Dataset records:
++++++

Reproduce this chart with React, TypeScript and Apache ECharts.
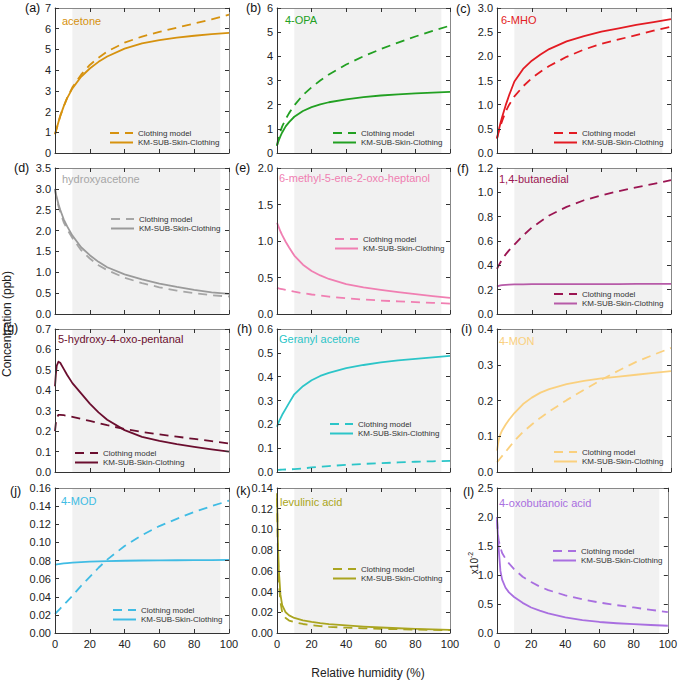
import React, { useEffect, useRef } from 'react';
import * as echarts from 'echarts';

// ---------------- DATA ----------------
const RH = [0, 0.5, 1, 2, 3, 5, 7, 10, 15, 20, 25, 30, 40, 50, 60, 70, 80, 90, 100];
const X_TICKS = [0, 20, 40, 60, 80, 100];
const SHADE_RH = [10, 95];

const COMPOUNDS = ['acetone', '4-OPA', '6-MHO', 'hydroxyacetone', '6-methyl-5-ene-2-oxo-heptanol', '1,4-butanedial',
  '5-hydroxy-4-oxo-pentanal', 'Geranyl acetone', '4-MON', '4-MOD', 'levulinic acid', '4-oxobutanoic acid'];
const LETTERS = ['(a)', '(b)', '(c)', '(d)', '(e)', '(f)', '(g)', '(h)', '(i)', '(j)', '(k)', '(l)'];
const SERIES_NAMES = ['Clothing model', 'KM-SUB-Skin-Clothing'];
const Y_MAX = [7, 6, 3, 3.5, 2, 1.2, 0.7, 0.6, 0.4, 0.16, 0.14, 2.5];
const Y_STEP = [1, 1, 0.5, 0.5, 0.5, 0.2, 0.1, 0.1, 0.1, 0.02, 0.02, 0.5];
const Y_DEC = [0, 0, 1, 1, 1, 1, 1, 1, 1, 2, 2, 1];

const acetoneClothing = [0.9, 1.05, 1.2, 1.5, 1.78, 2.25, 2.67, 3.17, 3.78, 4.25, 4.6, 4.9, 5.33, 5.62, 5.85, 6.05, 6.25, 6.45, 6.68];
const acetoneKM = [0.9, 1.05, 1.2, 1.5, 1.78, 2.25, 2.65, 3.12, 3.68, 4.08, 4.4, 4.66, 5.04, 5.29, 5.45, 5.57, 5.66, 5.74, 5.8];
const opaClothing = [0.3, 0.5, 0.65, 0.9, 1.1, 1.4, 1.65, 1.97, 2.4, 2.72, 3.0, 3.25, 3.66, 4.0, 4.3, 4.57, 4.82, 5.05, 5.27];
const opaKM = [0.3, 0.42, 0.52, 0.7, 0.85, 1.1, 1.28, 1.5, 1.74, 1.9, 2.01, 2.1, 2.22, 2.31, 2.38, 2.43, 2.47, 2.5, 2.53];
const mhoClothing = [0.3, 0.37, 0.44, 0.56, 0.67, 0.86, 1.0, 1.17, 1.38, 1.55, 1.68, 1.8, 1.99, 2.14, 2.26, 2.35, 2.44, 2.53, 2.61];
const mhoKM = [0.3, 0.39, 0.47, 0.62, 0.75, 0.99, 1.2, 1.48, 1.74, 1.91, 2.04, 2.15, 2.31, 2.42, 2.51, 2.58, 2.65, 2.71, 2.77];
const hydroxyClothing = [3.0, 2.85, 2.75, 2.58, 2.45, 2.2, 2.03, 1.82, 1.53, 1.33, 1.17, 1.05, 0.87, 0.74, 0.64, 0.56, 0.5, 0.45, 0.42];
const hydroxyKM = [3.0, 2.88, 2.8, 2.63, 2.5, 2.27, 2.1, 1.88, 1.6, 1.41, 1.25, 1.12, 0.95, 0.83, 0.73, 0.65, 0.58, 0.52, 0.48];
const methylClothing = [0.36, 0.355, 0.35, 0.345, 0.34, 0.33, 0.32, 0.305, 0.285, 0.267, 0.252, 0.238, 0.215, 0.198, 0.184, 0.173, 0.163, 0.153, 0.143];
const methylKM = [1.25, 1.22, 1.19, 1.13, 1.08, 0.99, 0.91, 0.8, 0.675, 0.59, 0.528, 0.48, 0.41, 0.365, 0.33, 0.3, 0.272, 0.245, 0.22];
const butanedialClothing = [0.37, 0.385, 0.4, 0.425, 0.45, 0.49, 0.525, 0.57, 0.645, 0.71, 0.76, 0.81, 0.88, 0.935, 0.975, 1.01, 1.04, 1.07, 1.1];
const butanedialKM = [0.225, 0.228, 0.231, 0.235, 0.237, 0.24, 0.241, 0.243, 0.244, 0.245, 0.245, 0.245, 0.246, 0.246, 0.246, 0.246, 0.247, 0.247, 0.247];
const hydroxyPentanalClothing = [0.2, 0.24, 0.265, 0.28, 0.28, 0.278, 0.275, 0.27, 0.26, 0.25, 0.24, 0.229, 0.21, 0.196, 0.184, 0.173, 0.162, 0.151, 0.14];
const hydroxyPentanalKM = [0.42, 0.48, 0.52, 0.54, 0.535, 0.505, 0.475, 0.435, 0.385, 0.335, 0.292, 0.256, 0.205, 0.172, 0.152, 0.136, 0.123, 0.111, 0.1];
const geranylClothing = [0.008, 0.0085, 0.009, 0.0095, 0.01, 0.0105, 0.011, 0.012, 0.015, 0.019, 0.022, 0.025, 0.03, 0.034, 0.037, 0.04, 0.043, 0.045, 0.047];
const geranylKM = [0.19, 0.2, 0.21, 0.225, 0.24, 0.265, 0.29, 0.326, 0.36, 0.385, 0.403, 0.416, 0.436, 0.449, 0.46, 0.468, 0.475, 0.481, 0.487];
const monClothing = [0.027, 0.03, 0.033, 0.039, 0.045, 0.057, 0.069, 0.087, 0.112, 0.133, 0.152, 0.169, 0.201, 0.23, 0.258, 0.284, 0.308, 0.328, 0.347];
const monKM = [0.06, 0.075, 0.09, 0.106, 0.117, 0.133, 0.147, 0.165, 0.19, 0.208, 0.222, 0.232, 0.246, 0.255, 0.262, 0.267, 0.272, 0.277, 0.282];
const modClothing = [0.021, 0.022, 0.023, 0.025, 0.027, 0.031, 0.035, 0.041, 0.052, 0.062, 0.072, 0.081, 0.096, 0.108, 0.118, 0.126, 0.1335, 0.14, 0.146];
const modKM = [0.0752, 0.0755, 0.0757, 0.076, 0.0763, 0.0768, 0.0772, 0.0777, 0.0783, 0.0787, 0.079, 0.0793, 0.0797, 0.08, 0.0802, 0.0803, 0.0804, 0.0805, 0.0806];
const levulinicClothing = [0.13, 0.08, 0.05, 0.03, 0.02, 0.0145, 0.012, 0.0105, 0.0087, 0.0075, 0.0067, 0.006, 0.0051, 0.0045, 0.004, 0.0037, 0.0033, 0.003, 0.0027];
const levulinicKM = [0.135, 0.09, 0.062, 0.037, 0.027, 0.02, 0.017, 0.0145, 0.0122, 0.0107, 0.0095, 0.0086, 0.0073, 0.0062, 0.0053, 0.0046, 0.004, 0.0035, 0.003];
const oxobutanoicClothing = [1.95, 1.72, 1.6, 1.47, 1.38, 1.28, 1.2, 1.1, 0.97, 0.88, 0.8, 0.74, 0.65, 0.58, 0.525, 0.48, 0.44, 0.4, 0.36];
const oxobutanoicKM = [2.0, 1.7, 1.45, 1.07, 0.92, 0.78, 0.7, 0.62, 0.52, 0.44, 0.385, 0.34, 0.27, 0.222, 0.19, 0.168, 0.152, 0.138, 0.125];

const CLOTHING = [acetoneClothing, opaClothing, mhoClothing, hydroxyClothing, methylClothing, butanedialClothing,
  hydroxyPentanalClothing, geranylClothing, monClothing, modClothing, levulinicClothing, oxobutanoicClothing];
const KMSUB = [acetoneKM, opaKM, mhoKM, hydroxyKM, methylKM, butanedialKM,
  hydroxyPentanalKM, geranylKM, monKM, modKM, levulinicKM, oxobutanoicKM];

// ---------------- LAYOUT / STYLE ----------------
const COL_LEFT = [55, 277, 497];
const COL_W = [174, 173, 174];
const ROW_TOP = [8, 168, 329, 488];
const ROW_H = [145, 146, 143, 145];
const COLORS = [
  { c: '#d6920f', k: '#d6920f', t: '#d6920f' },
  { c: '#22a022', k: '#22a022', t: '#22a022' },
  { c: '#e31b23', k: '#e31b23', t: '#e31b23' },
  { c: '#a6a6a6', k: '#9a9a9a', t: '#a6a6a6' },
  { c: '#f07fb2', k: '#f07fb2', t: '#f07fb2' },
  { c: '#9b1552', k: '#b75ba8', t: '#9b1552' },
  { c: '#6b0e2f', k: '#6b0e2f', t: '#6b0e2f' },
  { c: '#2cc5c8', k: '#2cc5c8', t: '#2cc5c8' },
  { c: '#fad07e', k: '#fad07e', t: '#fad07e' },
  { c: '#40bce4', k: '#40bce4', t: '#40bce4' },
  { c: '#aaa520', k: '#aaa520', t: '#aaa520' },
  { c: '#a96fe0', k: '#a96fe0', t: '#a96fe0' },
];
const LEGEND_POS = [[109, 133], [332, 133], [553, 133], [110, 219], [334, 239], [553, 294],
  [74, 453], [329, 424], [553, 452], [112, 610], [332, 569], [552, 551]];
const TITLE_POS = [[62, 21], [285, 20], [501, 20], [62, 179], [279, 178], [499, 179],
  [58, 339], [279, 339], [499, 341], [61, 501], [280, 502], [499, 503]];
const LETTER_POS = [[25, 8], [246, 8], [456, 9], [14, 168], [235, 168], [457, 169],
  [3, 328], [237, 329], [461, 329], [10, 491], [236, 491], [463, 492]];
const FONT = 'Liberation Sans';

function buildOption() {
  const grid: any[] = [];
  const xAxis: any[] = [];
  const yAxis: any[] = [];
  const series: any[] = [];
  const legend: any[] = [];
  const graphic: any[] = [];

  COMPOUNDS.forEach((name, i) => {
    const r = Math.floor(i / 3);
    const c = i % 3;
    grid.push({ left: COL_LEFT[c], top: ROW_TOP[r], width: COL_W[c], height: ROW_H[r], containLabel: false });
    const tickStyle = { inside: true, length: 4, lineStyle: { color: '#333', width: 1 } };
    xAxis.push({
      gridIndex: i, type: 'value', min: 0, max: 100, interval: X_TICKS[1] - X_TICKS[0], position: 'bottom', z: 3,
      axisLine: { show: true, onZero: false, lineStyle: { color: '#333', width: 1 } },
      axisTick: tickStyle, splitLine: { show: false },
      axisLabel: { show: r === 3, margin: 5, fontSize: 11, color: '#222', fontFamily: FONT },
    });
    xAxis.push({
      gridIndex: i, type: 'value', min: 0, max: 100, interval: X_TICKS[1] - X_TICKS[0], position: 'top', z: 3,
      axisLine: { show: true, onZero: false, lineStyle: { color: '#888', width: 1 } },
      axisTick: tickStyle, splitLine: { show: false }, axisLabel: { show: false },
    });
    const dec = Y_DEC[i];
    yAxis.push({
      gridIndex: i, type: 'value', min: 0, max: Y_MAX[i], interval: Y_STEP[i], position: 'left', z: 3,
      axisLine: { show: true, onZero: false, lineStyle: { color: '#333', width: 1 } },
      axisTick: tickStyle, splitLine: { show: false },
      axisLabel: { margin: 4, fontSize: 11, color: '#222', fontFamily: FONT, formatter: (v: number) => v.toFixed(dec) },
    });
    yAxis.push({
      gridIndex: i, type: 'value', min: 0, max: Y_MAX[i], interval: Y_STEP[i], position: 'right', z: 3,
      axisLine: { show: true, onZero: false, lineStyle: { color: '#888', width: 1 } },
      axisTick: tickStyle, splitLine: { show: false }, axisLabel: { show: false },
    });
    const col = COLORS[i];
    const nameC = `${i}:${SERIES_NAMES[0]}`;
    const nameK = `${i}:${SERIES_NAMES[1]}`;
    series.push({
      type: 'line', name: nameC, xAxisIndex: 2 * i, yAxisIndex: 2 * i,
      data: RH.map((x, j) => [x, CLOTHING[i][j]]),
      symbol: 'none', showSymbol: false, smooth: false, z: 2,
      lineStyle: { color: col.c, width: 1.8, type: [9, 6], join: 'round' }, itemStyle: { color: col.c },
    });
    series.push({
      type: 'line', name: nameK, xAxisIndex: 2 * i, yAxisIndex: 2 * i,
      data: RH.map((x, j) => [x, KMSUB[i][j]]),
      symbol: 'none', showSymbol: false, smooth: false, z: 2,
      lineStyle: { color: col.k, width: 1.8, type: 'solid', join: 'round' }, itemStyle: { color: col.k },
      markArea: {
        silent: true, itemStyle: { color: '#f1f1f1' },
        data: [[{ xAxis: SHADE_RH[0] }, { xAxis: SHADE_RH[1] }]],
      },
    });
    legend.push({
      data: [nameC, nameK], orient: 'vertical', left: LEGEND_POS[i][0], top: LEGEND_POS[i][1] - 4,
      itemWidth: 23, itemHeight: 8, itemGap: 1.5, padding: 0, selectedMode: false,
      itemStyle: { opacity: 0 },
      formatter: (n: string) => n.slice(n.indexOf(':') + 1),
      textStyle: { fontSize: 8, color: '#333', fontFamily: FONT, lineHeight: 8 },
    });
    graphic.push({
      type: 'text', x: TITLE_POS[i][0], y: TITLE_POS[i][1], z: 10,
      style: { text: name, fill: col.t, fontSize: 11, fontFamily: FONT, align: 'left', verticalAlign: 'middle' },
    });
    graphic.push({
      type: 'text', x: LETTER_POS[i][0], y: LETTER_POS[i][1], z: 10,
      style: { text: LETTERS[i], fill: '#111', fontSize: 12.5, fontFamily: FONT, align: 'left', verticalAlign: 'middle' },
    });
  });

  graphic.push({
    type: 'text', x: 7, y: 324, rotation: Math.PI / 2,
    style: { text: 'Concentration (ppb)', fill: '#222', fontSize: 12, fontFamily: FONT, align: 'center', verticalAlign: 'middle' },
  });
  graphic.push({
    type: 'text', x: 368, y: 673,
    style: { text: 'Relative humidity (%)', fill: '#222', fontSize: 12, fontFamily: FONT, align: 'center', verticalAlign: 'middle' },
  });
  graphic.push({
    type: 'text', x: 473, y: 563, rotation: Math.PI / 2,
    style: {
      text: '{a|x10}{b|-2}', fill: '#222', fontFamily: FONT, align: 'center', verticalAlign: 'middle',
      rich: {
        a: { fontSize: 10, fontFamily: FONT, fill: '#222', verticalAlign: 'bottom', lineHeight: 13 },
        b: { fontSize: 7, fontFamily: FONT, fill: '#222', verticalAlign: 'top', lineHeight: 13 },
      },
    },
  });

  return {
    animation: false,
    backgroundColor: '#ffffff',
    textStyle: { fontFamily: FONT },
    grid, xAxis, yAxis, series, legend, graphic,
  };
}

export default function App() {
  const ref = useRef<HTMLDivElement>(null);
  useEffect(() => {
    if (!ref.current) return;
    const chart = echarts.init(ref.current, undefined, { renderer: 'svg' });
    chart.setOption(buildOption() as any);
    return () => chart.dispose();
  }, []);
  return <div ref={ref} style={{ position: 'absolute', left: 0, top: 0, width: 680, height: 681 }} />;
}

++++++

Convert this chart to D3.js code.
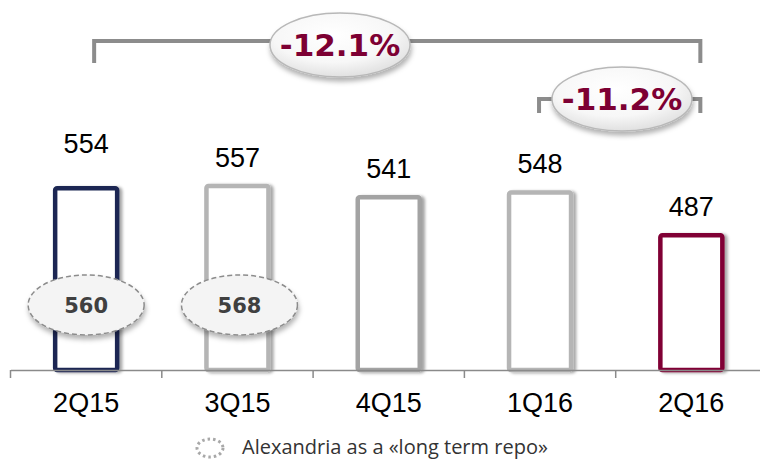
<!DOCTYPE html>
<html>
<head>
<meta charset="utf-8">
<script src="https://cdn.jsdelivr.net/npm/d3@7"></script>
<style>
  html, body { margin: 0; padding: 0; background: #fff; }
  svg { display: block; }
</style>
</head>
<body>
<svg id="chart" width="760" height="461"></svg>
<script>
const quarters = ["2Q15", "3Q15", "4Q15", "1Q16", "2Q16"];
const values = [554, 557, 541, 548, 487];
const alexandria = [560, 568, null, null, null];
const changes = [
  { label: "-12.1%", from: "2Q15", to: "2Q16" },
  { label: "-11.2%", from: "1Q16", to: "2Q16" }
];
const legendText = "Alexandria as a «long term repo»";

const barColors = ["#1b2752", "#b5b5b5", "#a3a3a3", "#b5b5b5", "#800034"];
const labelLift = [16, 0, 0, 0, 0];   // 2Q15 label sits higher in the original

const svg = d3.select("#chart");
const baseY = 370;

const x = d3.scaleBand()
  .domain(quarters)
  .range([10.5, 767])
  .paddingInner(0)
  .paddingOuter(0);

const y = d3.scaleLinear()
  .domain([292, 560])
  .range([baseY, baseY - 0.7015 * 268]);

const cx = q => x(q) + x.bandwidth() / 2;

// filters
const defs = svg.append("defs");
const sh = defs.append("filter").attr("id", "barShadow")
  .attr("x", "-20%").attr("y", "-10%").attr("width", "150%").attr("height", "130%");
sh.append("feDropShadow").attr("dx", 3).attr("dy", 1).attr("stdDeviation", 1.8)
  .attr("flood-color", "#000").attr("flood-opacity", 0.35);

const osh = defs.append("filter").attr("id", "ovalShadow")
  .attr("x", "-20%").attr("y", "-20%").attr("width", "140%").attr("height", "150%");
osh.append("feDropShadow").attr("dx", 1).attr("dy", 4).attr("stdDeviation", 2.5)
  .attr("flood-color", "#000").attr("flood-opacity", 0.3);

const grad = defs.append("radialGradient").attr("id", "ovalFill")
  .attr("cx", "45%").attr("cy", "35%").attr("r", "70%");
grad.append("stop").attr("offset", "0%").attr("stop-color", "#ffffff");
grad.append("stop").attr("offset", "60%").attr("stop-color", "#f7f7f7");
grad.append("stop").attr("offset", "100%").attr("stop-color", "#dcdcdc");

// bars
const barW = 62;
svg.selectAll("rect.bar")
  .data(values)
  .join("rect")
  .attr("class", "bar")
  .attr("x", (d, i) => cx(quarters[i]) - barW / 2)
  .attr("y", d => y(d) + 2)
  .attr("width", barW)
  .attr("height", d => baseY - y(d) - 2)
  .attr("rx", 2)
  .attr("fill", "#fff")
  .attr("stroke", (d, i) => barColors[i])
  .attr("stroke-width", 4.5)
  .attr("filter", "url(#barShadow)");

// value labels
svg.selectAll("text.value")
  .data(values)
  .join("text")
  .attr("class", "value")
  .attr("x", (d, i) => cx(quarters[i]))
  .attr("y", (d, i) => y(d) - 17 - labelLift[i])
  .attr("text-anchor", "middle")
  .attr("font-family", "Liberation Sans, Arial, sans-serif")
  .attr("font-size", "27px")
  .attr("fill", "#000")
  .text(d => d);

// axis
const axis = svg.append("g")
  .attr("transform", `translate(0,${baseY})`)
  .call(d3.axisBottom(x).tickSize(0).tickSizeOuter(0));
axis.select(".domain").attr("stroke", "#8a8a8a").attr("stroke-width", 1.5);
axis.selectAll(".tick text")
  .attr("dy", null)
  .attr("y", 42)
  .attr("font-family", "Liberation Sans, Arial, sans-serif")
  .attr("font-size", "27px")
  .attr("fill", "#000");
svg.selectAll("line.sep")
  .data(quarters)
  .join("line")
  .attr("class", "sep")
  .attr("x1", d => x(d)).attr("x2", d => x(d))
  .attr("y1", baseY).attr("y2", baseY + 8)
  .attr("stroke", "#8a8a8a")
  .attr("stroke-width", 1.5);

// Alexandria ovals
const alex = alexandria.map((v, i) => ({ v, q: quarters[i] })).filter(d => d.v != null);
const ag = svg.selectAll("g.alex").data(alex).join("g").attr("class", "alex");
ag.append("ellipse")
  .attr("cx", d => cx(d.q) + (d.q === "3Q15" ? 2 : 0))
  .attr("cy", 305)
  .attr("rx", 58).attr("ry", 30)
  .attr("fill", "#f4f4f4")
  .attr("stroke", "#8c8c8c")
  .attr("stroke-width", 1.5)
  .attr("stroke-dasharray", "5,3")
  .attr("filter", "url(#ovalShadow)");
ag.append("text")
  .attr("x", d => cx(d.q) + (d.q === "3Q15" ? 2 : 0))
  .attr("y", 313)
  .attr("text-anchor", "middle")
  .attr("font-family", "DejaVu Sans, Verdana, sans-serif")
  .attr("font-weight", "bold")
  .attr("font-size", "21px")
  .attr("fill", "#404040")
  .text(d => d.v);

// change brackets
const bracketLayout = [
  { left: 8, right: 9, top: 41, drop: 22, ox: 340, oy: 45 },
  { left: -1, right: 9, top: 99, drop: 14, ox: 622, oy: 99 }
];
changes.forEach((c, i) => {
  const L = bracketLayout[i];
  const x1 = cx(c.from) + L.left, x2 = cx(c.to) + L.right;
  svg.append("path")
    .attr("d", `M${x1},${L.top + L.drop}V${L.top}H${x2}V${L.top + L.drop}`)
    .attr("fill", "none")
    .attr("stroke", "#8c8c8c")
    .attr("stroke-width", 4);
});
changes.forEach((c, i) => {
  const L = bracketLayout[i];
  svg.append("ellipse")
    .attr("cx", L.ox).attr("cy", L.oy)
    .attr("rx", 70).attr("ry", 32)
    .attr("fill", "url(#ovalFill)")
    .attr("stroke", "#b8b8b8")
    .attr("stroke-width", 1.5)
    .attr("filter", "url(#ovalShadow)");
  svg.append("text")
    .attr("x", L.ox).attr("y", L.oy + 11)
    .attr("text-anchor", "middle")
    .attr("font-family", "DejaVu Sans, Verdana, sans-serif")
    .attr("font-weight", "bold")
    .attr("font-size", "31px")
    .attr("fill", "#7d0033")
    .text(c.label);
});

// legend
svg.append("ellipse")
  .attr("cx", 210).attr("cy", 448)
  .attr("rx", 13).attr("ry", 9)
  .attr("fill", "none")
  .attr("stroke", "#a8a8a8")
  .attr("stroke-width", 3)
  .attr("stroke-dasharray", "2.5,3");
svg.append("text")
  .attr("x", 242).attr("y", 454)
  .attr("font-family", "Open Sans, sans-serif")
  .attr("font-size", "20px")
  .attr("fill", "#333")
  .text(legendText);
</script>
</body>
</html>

++++++

**WORK TO COMPLETE**
Pictures are not part of the copy. Write out only the lines from the one containing "Reproduce this chart" through the one containing "1, 1, 2, 2, 1];", exactly as they stand, both included.

**TASK RESPONSE**
Reproduce this chart with React, TypeScript and Apache ECharts.
import React, { useEffect, useRef } from 'react';
import * as echarts from 'echarts';

// ---------------- DATA ----------------
const RH = [0, 0.5, 1, 2, 3, 5, 7, 10, 15, 20, 25, 30, 40, 50, 60, 70, 80, 90, 100];
const X_TICKS = [0, 20, 40, 60, 80, 100];
const SHADE_RH = [10, 95];

const COMPOUNDS = ['acetone', '4-OPA', '6-MHO', 'hydroxyacetone', '6-methyl-5-ene-2-oxo-heptanol', '1,4-butanedial',
  '5-hydroxy-4-oxo-pentanal', 'Geranyl acetone', '4-MON', '4-MOD', 'levulinic acid', '4-oxobutanoic acid'];
const LETTERS = ['(a)', '(b)', '(c)', '(d)', '(e)', '(f)', '(g)', '(h)', '(i)', '(j)', '(k)', '(l)'];
const SERIES_NAMES = ['Clothing model', 'KM-SUB-Skin-Clothing'];
const Y_MAX = [7, 6, 3, 3.5, 2, 1.2, 0.7, 0.6, 0.4, 0.16, 0.14, 2.5];
const Y_STEP = [1, 1, 0.5, 0.5, 0.5, 0.2, 0.1, 0.1, 0.1, 0.02, 0.02, 0.5];
const Y_DEC = [0, 0, 1, 1, 1, 1, 1, 1, 1, 2, 2, 1];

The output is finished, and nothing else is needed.